Let’s use the ‘Defects & Incidents’ normalised demand (illustrated in red above) as an example. A feature team might call it a bug. For another team, it’s called a defect. For a support team, they might call it an incident. Another feature team has several work item types depending on where it was discovered: Bug, Story Bug, Incident. When conducting analysis across the teams and areas, it’s just noisy to see all the various work item types, you can combine them all together into a single Demand called ‘Defects & Incidents’.

“However you categorised your demands, we can support it via our normalisation.”

A more sophisticated example might be that we have two teams that use Tasks differently. One team uses it for their Management Activities. A different team also uses Tasks, but they use it to represent Technical Debt. They are differentiated based upon the properties of a custom field on the Epic they belong to. We can defined this accordingly:

  • Management Activities: Work Item Type Task, who’s Epic has the Label of ‘Management’
  • Enablers & Tech Debt: Work Item TypeTask, who’s Epic has the Label of ‘Tech’

Analysing Normalisation Distributions

Software Analytics Dashboard

With Flomatika, we show you the distribution of your normalisation across 3 different perspectives. 

  • Upcoming Work (Future) - Distribution of items in your inventory/backlog
  • Work In Process (Present) - Distribution of items currently in process
  • Completed Work (Past) - Distribution of items that were completed

You can also view these as Historical View, so you can see how the distribution has changed over time. In the example below we’re looking at a weekly aggregation.

Data normalisation dashboard

You can see the distribution across all three perspectives and see if reality is meeting expectations. 

We can see in Upcoming Work, half of the items are ‘Defects & Incidents’. Is this a concern for us? Is this a sign of a bigger quality issue?

For WIP, in recent weeks, about a third of the items have been ‘Management Activities’. Perhaps we have an expectation that no more than 10% of our items in progress should be allocated to management activities.

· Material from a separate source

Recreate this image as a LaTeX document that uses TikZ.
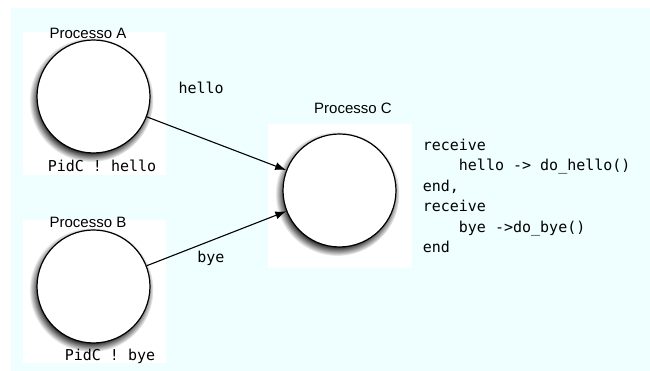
\documentclass[tikz,border=0pt]{standalone}
\usepackage{fontspec}
\setmainfont{Liberation Sans}
\newfontfamily\codefont{DejaVu Sans Mono}
\usetikzlibrary{positioning, shadows, arrows.meta}
\definecolor{bgcyan}{RGB}{239,255,255}

\begin{document}
\begin{tikzpicture}[
    x=1pt, y=1pt,
    process/.style={circle, draw, line width=1.2pt, fill=white, minimum size=113pt, inner sep=0pt,
        circular drop shadow={shadow xshift=-2pt, shadow yshift=-3pt, shadow scale=1.1, fill=black!80}},
    title/.style={font=\fontsize{15}{17}\selectfont, inner sep=0pt},
    msg/.style={font=\codefont\fontsize{15}{17}\selectfont, inner sep=0pt},
    code/.style={inner sep=0pt, align=left, font=\codefont\fontsize{15}{20.4}\selectfont},
    send/.style={-{Latex[length=11pt, width=8pt]}, line width=1.1pt}
]
\useasboundingbox (0,0) rectangle (650,371);

% Background and panels
\fill[bgcyan] (11,0) rectangle (650,363);
\fill[white] (23,196) rectangle (166,339);
\fill[white] (23,8) rectangle (166,151);
\fill[white] (268,103) rectangle (412,247);

% Processes
\node[process] (procA) at (93.5,274.5) {};
\node[process] (procB) at (93.5,84.5) {};
\node[process] (procC) at (339.5,180.5) {};

% Names and sends
\node[title, above=1pt of procA, xshift=-5.5pt] (nameA) {Processo A};
\node[title, above=2pt of procB, xshift=-5.5pt] (nameB) {Processo B};
\node[title, above=20pt of procC, xshift=13.5pt] (nameC) {Processo C};
\node[msg, below=6pt of procA, xshift=8.5pt] (sendA) {PidC ! hello};
\node[msg, below=5.5pt of procB, xshift=16.5pt] (sendB) {PidC ! bye};

% Receive block
\node[code, right=26pt of procC, anchor=west, yshift=-5.5pt] (recv)
    {receive\\\hphantom{0000}hello -> do\_hello()\\end,\\receive\\\hphantom{0000}bye ->do\_bye()\\end};

% Messages
\draw[send] (procA) -- node[msg, pos=0.39, above=43pt] (hello) {hello} (procC);
\draw[send] (procB) -- node[msg, pos=0.46, below=9.5pt] (bye) {bye} (procC);

\end{tikzpicture}
\end{document}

In a few weeks before that, a third of our items have been on ‘Enablers & Tech Debt’. Are the teams working on the right things?

Looking at Completed Work, in the week of the 20th June, we only completed ‘Defects & Incidents’. Did something occur in that week that the team only focused on quality issues? In the most recent week, half of the items worked on were ‘Enablers & Tech Debt’. Is this the right time to be working on these?

From here we can navigate into Delivery Management to dive in deeper to conduct further analysis on the details.


How is our investment across these teams being utilised across the different demands? Are they working on the right things? Or is there some factor that is pulling them into other demands?

Do we have large spikes in the historical view? Are there for example, big spikes in defects and incidents being raised in the upcoming work across particular weeks indicating a quality issue? Or are the teams spending a lot of time on Technical Debt, when there should be focus on shipping Features for the upcoming release?

By observing trends and patterns, it may give us clues to conduct deeper analysis if teams are working on what we expect them to, or if reality not matching and an intervention might be required?